Mr. Powell wrote that he noted the scarcity of consumer complaints related to concerns voiced in the NAIC big data task force. He said he collected complaint data from the NAIC’s Consumer Information Source website for 2015 in three categories: number of complaints by coverage type, reasons why complaints were submitted, and final decisions regarding complaints.

“You would think that if this was a problem that required a large, new regulatory apparatus you would see people speaking out about it and that’s just not the case,” Mr. Powell said. “The complaints and problems that do show up in the insurance industry are few and far between.”

Among other things, Mr. Powell said big data applications offer insurance companies an opportunity to make pricing more accurate, improve customer satisfaction, improve efficiency, and identify and reduce insurance fraud. big data can also improve the online customer experience, he said, and to create new insurance products to meet consumer demands.

“The most intuitive role for big data in insurance operations is to more accurately match premiums and losses through pricing and underwriting,” Mr. Powell wrote. 
 
Telematics is an early example of big data in insurance pricing, Mr. Powell said, where devices collect real-time data about the driving behavior of policyholders and record such variables as mileage driven, speed, time, location, braking, cornering and lane changes. A driver’s premium can be tailored through the use of this information for a pay-how-you-drive plan.

“In many cases, these devices provide immediate feedback to drivers on their driving behavior,” the report said. “By providing feedback, or even just the knowledge that the insurer is monitoring the driver, automobile crashes, and attendant injuries and fatalities are sure to decline.”
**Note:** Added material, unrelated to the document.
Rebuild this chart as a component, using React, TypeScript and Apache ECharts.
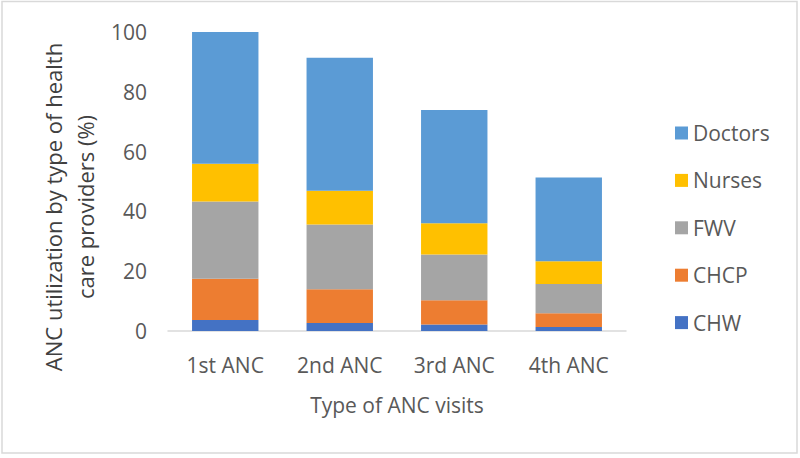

The report said that using data from telematics devices, insurers can charge prices that reflect risk of automobile crashes much more accurately than by using historical loss and demographic data. 

“This type of application has the additional benefit to society of decreasing frequency and severity of losses,” the report said.

Ken Wright, head of broker development for Axa S.A., said in an email that “big data “can make sense of patterns.” 

“It can help insurers understand what issues individual customers face time and time again so that we can better educate, mitigate and protect,” he wrote.

In order to simply to maximize the data, Mr. Wright said, “you need to invest in new technology and people — data is their oxygen.”